Protecting customers from bad data
If the AI learns from outdated or incomplete information, it can carry those errors into thousands of conversations. Human supervisors who audit transcripts and monitor trends can catch issues early and clean up the underlying content before they spread.
Accuracy improves when the system behaves less like a fixed script and more like a learning loop, where people are constantly tuning and refining.
Building Reliability With Human Safeguards
Reliability is about more than getting facts right. Customers need to feel that the service is fair, consistent, and safe. Human oversight plays a key part in that experience.
Handling edge cases and sensitive topics
AI may handle routine password resets or shipping questions with ease. But when a message mentions fraud, harassment, or health concerns, many organizations route that conversation directly to a trained human. This kind of routing policy protects both customers and the brand.
Keeping decisions aligned with company values
A support bot might follow policy literally while missing the spirit behind it. A human leader can look at patterns and say, “We are technically correct, but this does not reflect how we want to treat people.” Adjusting exceptions, goodwill gestures, and escalation paths keeps the service aligned with values, not just rules.
Monitoring for bias and unfair treatment
AI can unintentionally favor certain customer profiles if the training data leaned that way. Human review helps detect who is not getting timely help, who gets more denials, or who is stuck in loops. With that insight, leaders can adjust data sources, prompts, or policies to reduce bias.
Reliability grows when human judgment acts like a safety net that catches what the AI misses.
Designing Human-in-the-Loop Workflows Your Team Can Trust
To make this approach work day to day, teams need clear workflows rather than vague instructions to “watch the AI.”
Helpful practices include:
Smart routing rules
Set thresholds where human agents automatically step in. For example, if a conversation goes over a certain number of messages, includes specific keywords, or receives negative sentiment signals, the chat can move to a human queue.
Regular transcript reviews
Leaders and quality specialists can review a sample of AI-handled conversations each week. They look for patterns: repeated misunderstandings, policy mistakes, or tone problems. Each insight becomes training material for both the AI and the human team.

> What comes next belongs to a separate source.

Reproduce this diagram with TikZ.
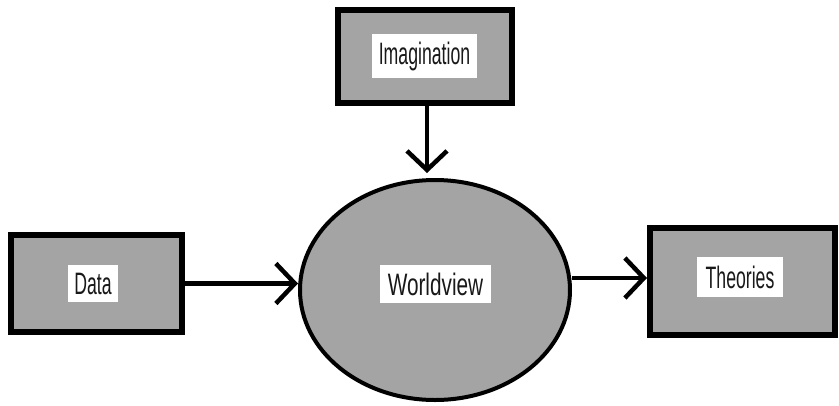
\documentclass[tikz,border=0pt]{standalone}
\usepackage{fontspec}
\newfontfamily\lblfont[FakeStretch=0.57]{Liberation Sans}
\newfontfamily\wvfont[FakeStretch=0.67]{Liberation Sans}
\usetikzlibrary{arrows.meta,shapes.geometric,calc}
\definecolor{boxgray}{RGB}{164,164,164}
\tikzset{
  graybox/.style={draw=black, fill=boxgray, line width=6pt, rectangle, inner sep=0pt},
  lbl/.style={fill=white, inner sep=0pt, font=\lblfont\fontsize{31}{33}\selectfont, text=black!90},
  conn/.style={line width=4.5pt, -{Straight Barb[length=19pt,width=40pt,line width=4.5pt]}},
}
\begin{document}
\begin{tikzpicture}[x=1pt,y=-1pt]
\useasboundingbox (0,0) rectangle (839,405);
\node[graybox, minimum width=174pt, minimum height=93pt] (imag) at (425,56.5) {};
\node[graybox, minimum width=171pt, minimum height=97pt] (data) at (96.5,283.5) {};
\node[graybox, minimum width=185pt, minimum height=107pt] (theo) at (742.5,281.5) {};
\node[draw=black, fill=boxgray, line width=4pt, ellipse, minimum width=270pt, minimum height=220pt, inner sep=0pt] (wv) at (435,290) {};
\node[lbl, minimum width=105pt, minimum height=44pt] (imaglbl) at (424.5,56) {Imagination};
\node[lbl, minimum width=50pt, minimum height=37pt] (datalbl) at (93,283.5) {Data};
\node[lbl, font=\wvfont\fontsize{31}{33}\selectfont, minimum width=111pt, minimum height=38pt] (wvlbl) at (435.5,284) {Worldview};
\node[lbl, minimum width=86pt, minimum height=40pt] (theolbl) at (740,277) {Theories};
\draw[conn] (imag.south -| 427,0) -- ($(imag.south -| 427,0)+(0,67)$);
\draw[conn] (data.east) -- (wv.west |- data.east);
\draw[conn] (wv.east |- 0,278) -- (theo.west |- 0,278);
\end{tikzpicture}
\end{document}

Feedback channels for agents
Frontline agents often spot issues first. Give them an easy way to flag bad AI answers, suggest better responses, and request changes to the knowledge base. When agents feel like co-designers, they are more likely to work with the AI instead of fighting it.

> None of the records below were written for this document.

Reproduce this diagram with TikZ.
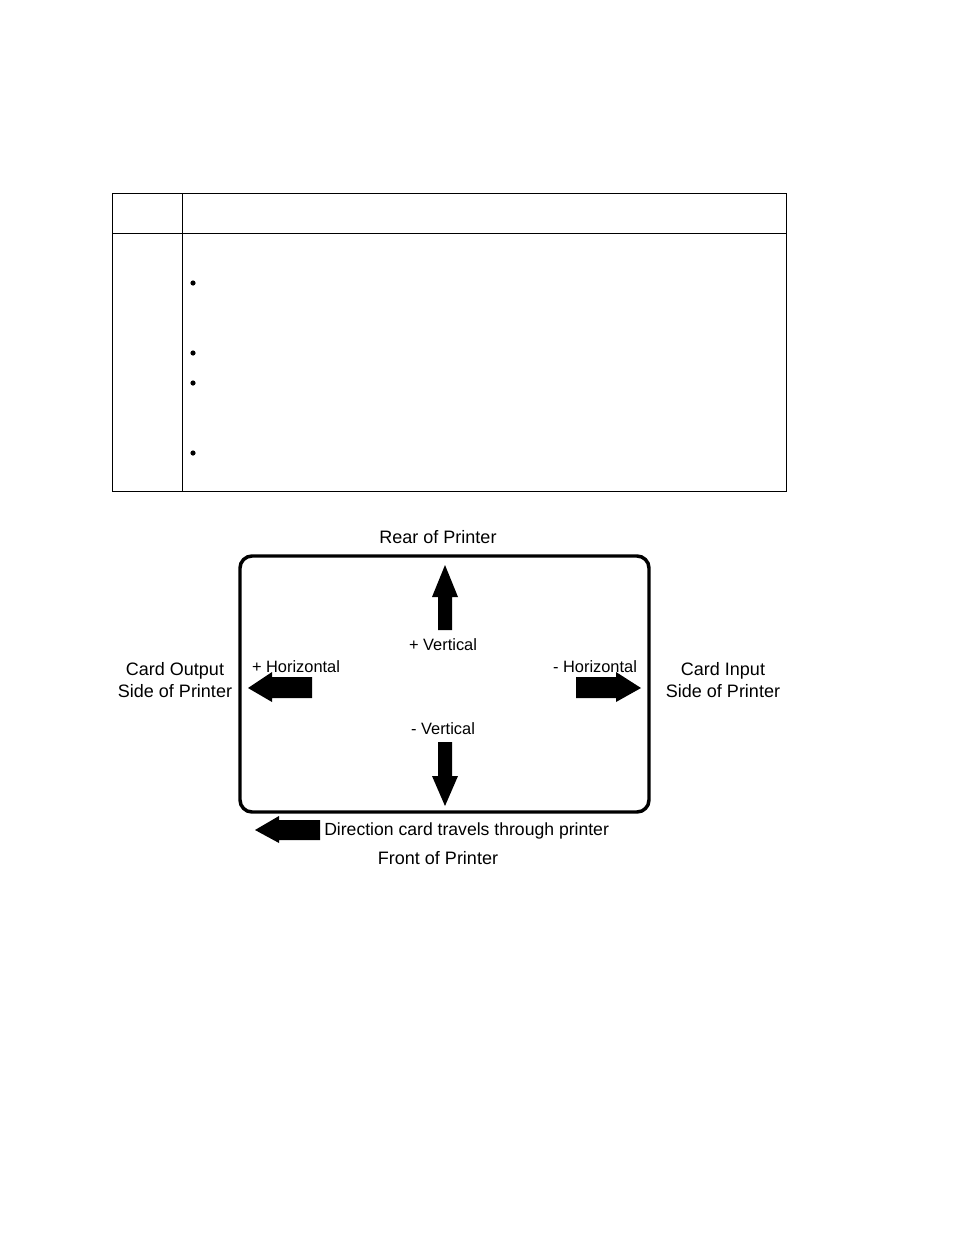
\documentclass[tikz,border=0pt]{standalone}
\usepackage{fontspec}
\setmainfont{Liberation Sans}
\begin{document}
\begin{tikzpicture}[x=0.75pt,y=-0.75pt,
  big/.style={font=\fontsize{13.5}{16}\selectfont,align=center,inner sep=0},
  small/.style={font=\fontsize{12.3}{14}\selectfont,inner sep=0},
  blk/.style={fill=black,draw=none}]
\useasboundingbox (0,0) rectangle (954,1235);
% table
\draw[line width=0.7pt] (112,193) rectangle (786,491);
\draw[line width=0.7pt] (112,233) -- (786,233);
\draw[line width=0.7pt] (182,193) -- (182,491);
\foreach \y in {283,353,383,453} \fill (193,\y) circle (2.6);
% card
\draw[line width=2.6pt,rounded corners=9] (240,556) rectangle (649,812);
% arrows
\fill[blk] (438,630) -- (438,597) -- (432,597) -- (445,565) -- (458,597) -- (452,597) -- (452,630) -- cycle;
\fill[blk] (438,742) -- (438,776) -- (432,776) -- (445,806) -- (458,776) -- (452,776) -- (452,742) -- cycle;
\fill[blk] (312,677) -- (272,677) -- (272,672) -- (248,688) -- (272,702) -- (272,698) -- (312,698) -- cycle;
\fill[blk] (576,677) -- (616,677) -- (616,672) -- (641,688) -- (616,702) -- (616,698) -- (576,698) -- cycle;
\fill[blk] (320,820) -- (279,820) -- (279,816) -- (255,830) -- (279,843) -- (279,840) -- (320,840) -- cycle;
% labels
\node[big] (rear) at (438,537) {Rear of Printer};
\node[big] (front) at (438,858) {Front of Printer};
\node[big] (out) at (175,680) {Card Output\\Side of Printer};
\node[big] (in) at (723,680) {Card Input\\Side of Printer};
\node[small] (pv) at (443,645) {+ Vertical};
\node[small] (mv) at (443,729) {- Vertical};
\node[small] (ph) at (296,667) {+ Horizontal};
\node[small] (mh) at (595,667) {- Horizontal};
\node[small,anchor=west,font=\fontsize{13.2}{15}\selectfont] (dir) at (324,831) {Direction card travels through printer};
\end{tikzpicture}
\end{document}
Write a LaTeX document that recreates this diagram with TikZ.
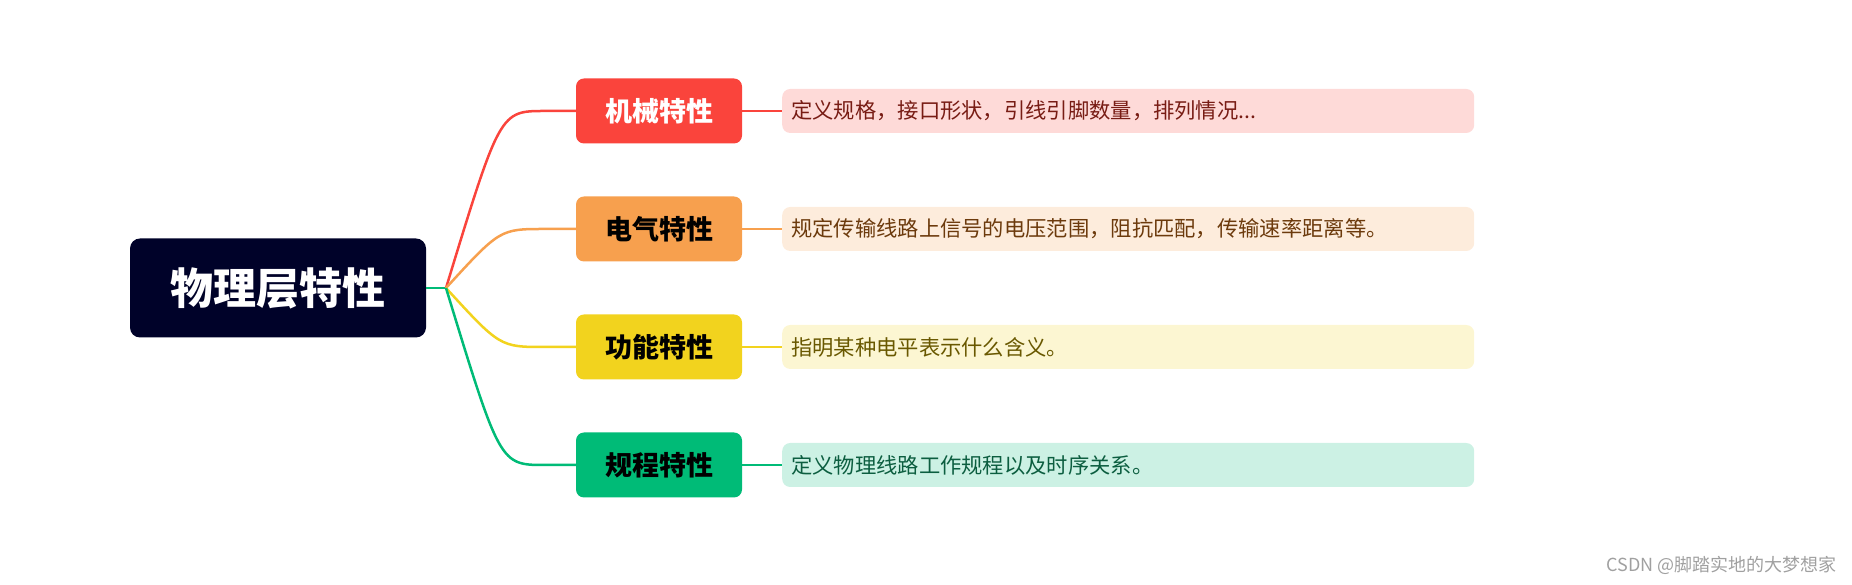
\documentclass[tikz,border=0pt]{standalone}
\usepackage{fontspec}
\setmainfont{Noto Sans CJK SC}
\usepackage{tikz}
\usetikzlibrary{positioning}

\definecolor{rootc}{RGB}{0,2,41}
\definecolor{mechc}{RGB}{250,68,60}
\definecolor{elecc}{RGB}{247,160,78}
\definecolor{funcc}{RGB}{242,211,30}
\definecolor{procc}{RGB}{0,187,119}
\definecolor{mechtext}{RGB}{120,28,20}
\definecolor{electext}{RGB}{108,58,12}
\definecolor{functext}{RGB}{105,88,0}
\definecolor{proctext}{RGB}{12,94,64}
\definecolor{markc}{RGB}{160,160,160}

\tikzset{
  rootbox/.style={fill=rootc,text=white,rounded corners=10pt,
    minimum width=296pt,minimum height=99pt,inner sep=0pt,
    font=\fontsize{43}{47}\selectfont\bfseries},
  branchbox/.style={rounded corners=8pt,minimum width=166pt,minimum height=65pt,
    inner sep=0pt,font=\fontsize{27}{31}\selectfont\bfseries},
  leafbox/.style={rounded corners=8pt,anchor=west,text width=674pt,inner xsep=9pt,
    minimum height=44pt,align=left,font=\fontsize{21.3}{24}\selectfont},
  link/.style={line width=2.5pt}
}

\begin{document}
\begin{tikzpicture}[x=1pt,y=1pt]
        \useasboundingbox (0,0) rectangle (1852,585);
        \node[rootbox] (root) at (278,297) {物理层特性};
        \coordinate (fork) at (446,297);
        \draw[link,procc] (root.east) -- (fork);
        \foreach \n/\y/\c/\tc/\lc/\t/\l in {%
          mech/474/mechc/white/mechtext/机械特性/{定义规格，接口形状，引线引脚数量，排列情况...},
          elec/356/elecc/black/electext/电气特性/{规定传输线路上信号的电压范围，阻抗匹配，传输速率距离等。},
          func/238/funcc/black/functext/功能特性/{指明某种电平表示什么含义。},
          proc/120/procc/black/proctext/规程特性/{定义物理线路工作规程以及时序关系。}} {
            \node[branchbox,fill=\c,text=\tc] (\n) at (659,\y) {\t};
            \node[leafbox,fill=\c!20,text=\lc] (\n-txt) at (782,\y) {\l};
            \draw[link,\c] (fork) .. controls (500,\y) .. (545,\y) -- (\n.west);
            \draw[link,\c] (\n.east) -- (\n-txt.west);
        }
        \node[anchor=east,text=markc,inner sep=0pt,font=\fontsize{18}{20}\selectfont]
          (mark) at (1837,20) {CSDN @脚踏实地的大梦想家};
\end{tikzpicture}
\end{document}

Over time, this creates a feedback loop where humans teach the system, and the system supports humans, rather than replacing them.

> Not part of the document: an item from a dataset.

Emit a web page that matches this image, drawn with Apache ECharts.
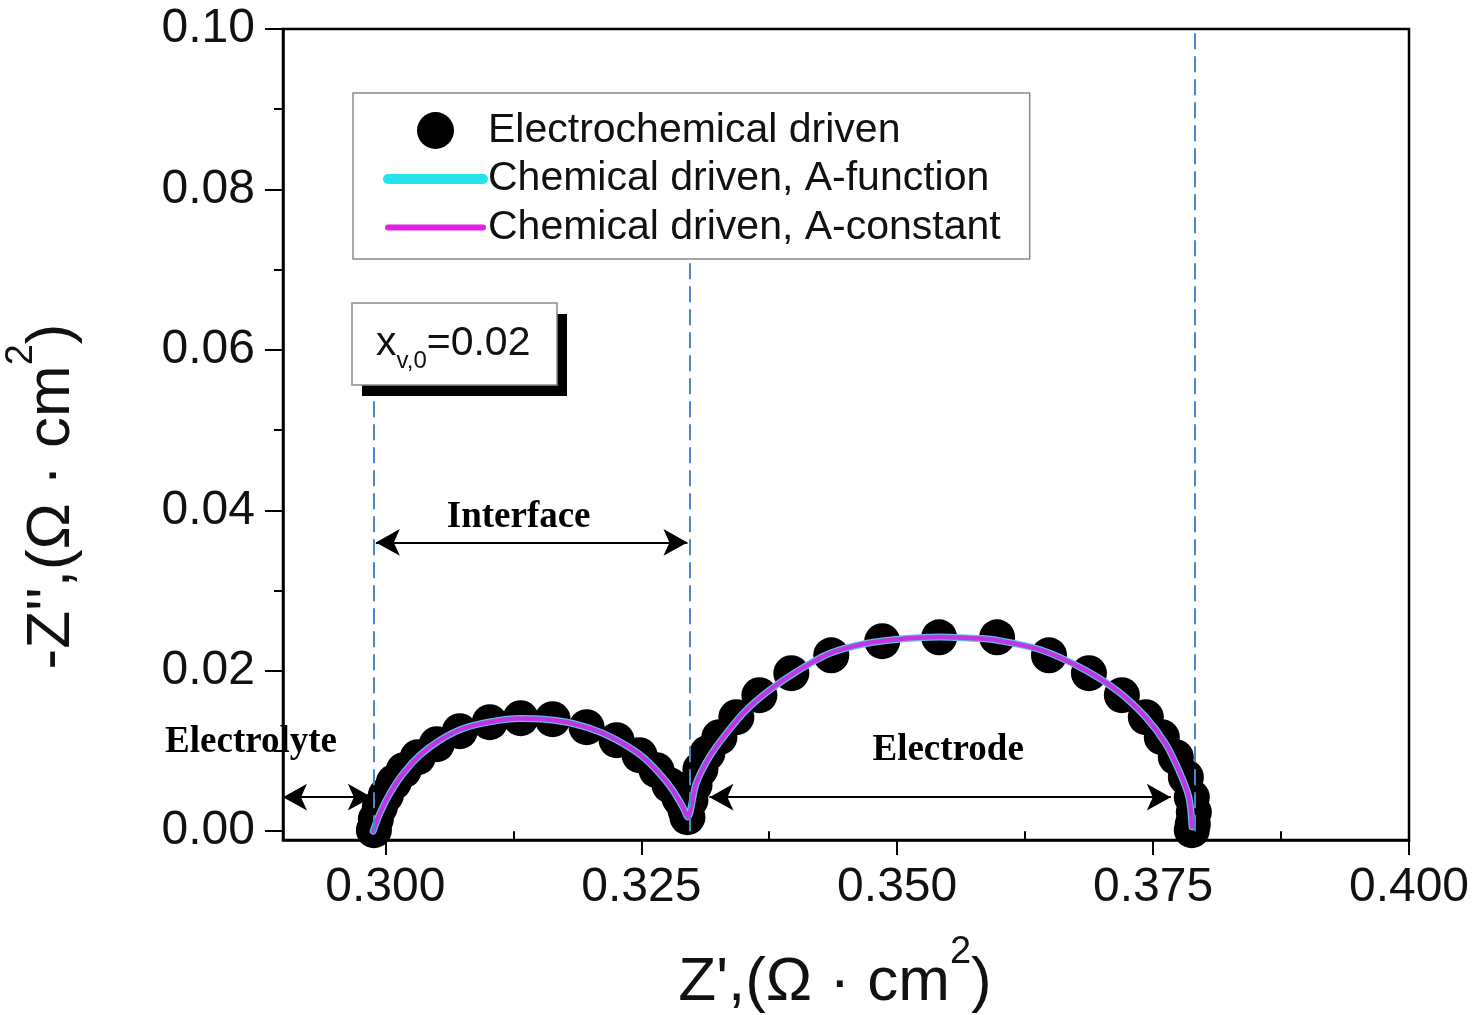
<!DOCTYPE html>
<html>
<head>
<meta charset="utf-8">
<script src="https://cdn.jsdelivr.net/npm/echarts@6/dist/echarts.min.js"></script>
<style>
  html, body { margin: 0; padding: 0; background: #fff; }
  #main { width: 1480px; height: 1015px; }
</style>
</head>
<body>
<div id="main"></div>
<script>
// axis ticks
const xTickValues = [0.300, 0.325, 0.350, 0.375, 0.400];
const xMinorValues = [0.3125, 0.3375, 0.3625, 0.3875];
const yTickValues = [0.00, 0.02, 0.04, 0.06, 0.08, 0.10];
const yMinorValues = [0.01, 0.03, 0.05, 0.07, 0.09];

// Electrochemical driven (dots)
const expZre = [0.29888, 0.29907, 0.29946, 0.30005, 0.30083, 0.30180, 0.30317, 0.30502, 0.30727, 0.31020,
  0.31322, 0.31634, 0.31966, 0.32259, 0.32483, 0.32649, 0.32776, 0.32873, 0.32932, 0.32951,
  0.32980, 0.33020, 0.33078, 0.33146, 0.33263, 0.33429, 0.33654, 0.33966, 0.34356, 0.34854,
  0.35410, 0.35976, 0.36483, 0.36873, 0.37195, 0.37429, 0.37585, 0.37722, 0.37820, 0.37878,
  0.37898, 0.37888, 0.37878];
const expZim = [0.00012, 0.00150, 0.00299, 0.00449, 0.00611, 0.00760, 0.00922, 0.01084, 0.01246, 0.01358,
  0.01408, 0.01396, 0.01296, 0.01134, 0.00947, 0.00760, 0.00573, 0.00411, 0.00262, 0.00174,
  0.00386, 0.00573, 0.00773, 0.00972, 0.01171, 0.01421, 0.01695, 0.01969, 0.02193, 0.02368,
  0.02417, 0.02417, 0.02193, 0.01969, 0.01695, 0.01421, 0.01171, 0.00922, 0.00673, 0.00424,
  0.00237, 0.00087, 0.00012];

// Chemical driven, A-function
const funcZre = [0.29881, 0.29946, 0.30044, 0.30174, 0.30337, 0.30532, 0.30759, 0.31020, 0.31312, 0.31573,
  0.31832, 0.32093, 0.32320, 0.32515, 0.32678, 0.32808, 0.32905, 0.32954, 0.33036, 0.33166,
  0.33329, 0.33524, 0.33751, 0.34012, 0.34337, 0.34695, 0.35085, 0.35410, 0.35800, 0.35976,
  0.36415, 0.36841, 0.37166, 0.37426, 0.37621, 0.37751, 0.37849, 0.37881];
const funcZim = [0.00000, 0.00221, 0.00470, 0.00719, 0.00947, 0.01134, 0.01280, 0.01362, 0.01404, 0.01392,
  0.01342, 0.01237, 0.01093, 0.00926, 0.00719, 0.00511, 0.00303, 0.00178, 0.00594, 0.00926,
  0.01217, 0.01508, 0.01757, 0.01985, 0.02214, 0.02339, 0.02401, 0.02421, 0.02401, 0.02380,
  0.02255, 0.02006, 0.01736, 0.01424, 0.01093, 0.00760, 0.00427, 0.00054];

// Chemical driven, A-constant (lies on top of the A-function curve)
const constZre = funcZre.slice();
const constZim = funcZim.slice();

// region boundaries (dashed lines) and arrows
const boundaryX = [0.29888, 0.32971, 0.37907];
const boundaryTop = [0.0556, 0.0712, 0.1];
const arrowSpans = [[0.2900, 0.29868, 0.00424], [0.29907, 0.32951, 0.0360], [0.33166, 0.37673, 0.00424]];
const regionNames = ['Electrolyte', 'Interface', 'Electrode'];
const regionPos = [[0.28688, 0.01109], [0.31302, 0.03913], [0.35498, 0.01009]];

const zip = (a, b) => a.map((v, i) => [v, b[i]]);
const font = 'Liberation Sans, Arial, sans-serif';

const dashLines = boundaryX.map((x, i) => [
  { coord: [x, 0], symbol: 'none' },
  { coord: [x, boundaryTop[i]], symbol: 'none' }
]);
const arrowLines = arrowSpans.map(s => [
  { coord: [s[0], s[2]], symbol: 'arrow', symbolSize: [20, 24],
    lineStyle: { color: '#000', type: 'solid', width: 2 } },
  { coord: [s[1], s[2]], symbol: 'arrow', symbolSize: [20, 24] }
]);

const supRich = {
  sup: { fontSize: 38, lineHeight: 32, padding: [0, 0, 42, 0], verticalAlign: 'bottom', fontFamily: font, color: '#111' },
  m: { fontSize: 62, lineHeight: 62, verticalAlign: 'bottom', fontFamily: font, color: '#111' }
};

const chart = echarts.init(document.getElementById('main'), null, { renderer: 'canvas' });

const option = {
  animation: false,
  backgroundColor: '#fff',
  grid: {
    left: 283, top: 29, right: 71, bottom: 175,
    show: true, borderColor: '#000', borderWidth: 2.5,
    outerBoundsMode: 'none'
  },
  legend: {
    left: 353, top: 93,
    orient: 'vertical',
    padding: [17, 29, 11, 30],
    itemWidth: 95, itemHeight: 37, itemGap: 7.5,
    backgroundColor: '#fff',
    borderColor: '#8a8a8a', borderWidth: 1.5, borderRadius: 0,
    selectedMode: false,
    textStyle: { fontSize: 41, lineHeight: 40, color: '#111', fontFamily: font },
    data: [
      { name: 'Electrochemical driven', icon: 'circle', itemStyle: { color: '#000', opacity: 1 } },
      { name: 'Chemical driven, A-function', lineStyle: { color: '#25e3ea', width: 10, cap: 'round' },
        itemStyle: { color: 'rgba(0,0,0,0)', borderWidth: 0 } },
      { name: 'Chemical driven, A-constant', lineStyle: { color: '#e41fe4', width: 6, cap: 'round' },
        itemStyle: { color: 'rgba(0,0,0,0)', borderWidth: 0 } }
    ]
  },
  xAxis: [{
    type: 'value', min: 0.29, max: 0.40, position: 'bottom',
    axisLine: { onZero: false, lineStyle: { color: '#000', width: 2.5 } },
    axisTick: { customValues: xTickValues, length: 15, lineStyle: { color: '#000', width: 2 } },
    axisLabel: { customValues: xTickValues, formatter: v => v.toFixed(3), fontSize: 48, color: '#111', fontFamily: font, margin: 24 },
    splitLine: { show: false },
    name: "{m|Z',(Ω · cm}{sup|2}{m|)}",
    nameLocation: 'middle', nameGap: 112,
    nameTextStyle: { rich: supRich, padding: [0, 22, 0, 0] }
  }, {
    type: 'value', min: 0.29, max: 0.40, position: 'bottom',
    axisLine: { show: false },
    axisTick: { customValues: xMinorValues, length: 9, lineStyle: { color: '#000', width: 2 } },
    axisLabel: { show: false },
    splitLine: { show: false }
  }],
  yAxis: [{
    type: 'value', min: -0.0011, max: 0.10, position: 'left',
    axisLine: { show: true, onZero: false, lineStyle: { color: '#000', width: 2.5 } },
    axisTick: { show: true, customValues: yTickValues, length: 18, lineStyle: { color: '#000', width: 2 } },
    axisLabel: { customValues: yTickValues, formatter: v => v.toFixed(2), fontSize: 48, color: '#111', fontFamily: font, margin: 28 },
    splitLine: { show: false },
    name: "{m|-Z'',(Ω · cm}{sup|2}{m|)}",
    nameLocation: 'middle', nameGap: 200,
    nameTextStyle: { rich: supRich, padding: [0, 124, 0, 0] }
  }, {
    type: 'value', min: -0.0011, max: 0.10, position: 'left',
    axisLine: { show: false },
    axisTick: { show: true, customValues: yMinorValues, length: 9, lineStyle: { color: '#000', width: 2 } },
    axisLabel: { show: false },
    splitLine: { show: false }
  }],
  series: [
    {
      name: 'Electrochemical driven',
      type: 'scatter',
      data: zip(expZre, expZim),
      symbol: 'circle', symbolSize: 36,
      itemStyle: { color: '#000', opacity: 1 },
      z: 2,
      silent: true
    },
    {
      name: 'Chemical driven, A-function',
      type: 'line',
      data: zip(funcZre, funcZim),
      symbol: 'none', smooth: 0.3,
      lineStyle: { color: '#62bde8', width: 7, cap: 'round' },
      itemStyle: { color: '#25e3ea' },
      z: 3,
      silent: true
    },
    {
      name: 'Chemical driven, A-constant',
      type: 'line',
      data: zip(constZre, constZim),
      symbol: 'none', smooth: 0.3,
      lineStyle: { color: '#c035e4', width: 4.5, cap: 'round' },
      itemStyle: { color: '#e41fe4' },
      z: 4,
      silent: true,
      markLine: {
        silent: true,
        symbol: ['none', 'none'],
        label: { show: false },
        lineStyle: { color: '#4a86c8', type: [16, 7], width: 2 },
        emphasis: { disabled: true },
        data: dashLines.concat(arrowLines)
      }
    }
  ]
};

chart.setOption(option);

// region labels placed through the axes, plus the x_v,0 note box
const labels = regionNames.map((t, i) => {
  const p = chart.convertToPixel({ xAxisIndex: 0, yAxisIndex: 0 }, regionPos[i]);
  return {
    type: 'text', x: p[0], y: p[1], z: 10,
    style: {
      text: t, align: 'center', verticalAlign: 'middle',
      font: 'bold 37px "Liberation Serif", "Times New Roman", serif', fill: '#000'
    }
  };
});

chart.setOption({
  graphic: labels.concat([
    { type: 'rect', shape: { x: 362, y: 314, width: 205, height: 82 }, style: { fill: '#000' }, z: 10 },
    { type: 'rect', shape: { x: 352, y: 303, width: 205, height: 82 }, style: { fill: '#fff', stroke: '#8a8a8a', lineWidth: 1.5 }, z: 11 },
    {
      type: 'text', x: 376, y: 343, z: 12,
      style: {
        text: '{m|x}{sub|v,0}{m|=0.02}', verticalAlign: 'middle',
        rich: {
          m: { fontSize: 41, lineHeight: 40, verticalAlign: 'top', fontFamily: font, fontWeight: 'normal', fill: '#111' },
          sub: { fontSize: 24, lineHeight: 24, padding: [26, 0, 0, 0], verticalAlign: 'top', fontFamily: font, fontWeight: 'normal', fill: '#111' }
        }
      }
    }
  ])
});
</script>
</body>
</html>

How Human Oversight Feels To The Customer
From the customer’s point of view, human oversight shows up in small, reassuring moments:
The bot answers quickly, but a human jumps in when the situation feels complicated.
The tone stays respectful and calm, even when the customer is upset.
Policies do not feel like walls. When needed, a real person can make a judgment call.
Customers may not see the dashboards or training sessions behind the scenes. What they feel is that the company listens, adapts, and treats their situation as more than a ticket number.
A Closing Thought
AI can be a powerful engine for customer support, but it is still a tool, not a full replacement for human judgment. When people design, guide, and supervise the system, they turn raw speed into dependable service.
Leaders who treat human oversight as a core part of their AI strategy often find that they are not just answering questions faster. They are building trust, learning from their customers at scale, and giving their teams new ways to do thoughtful, meaningful work.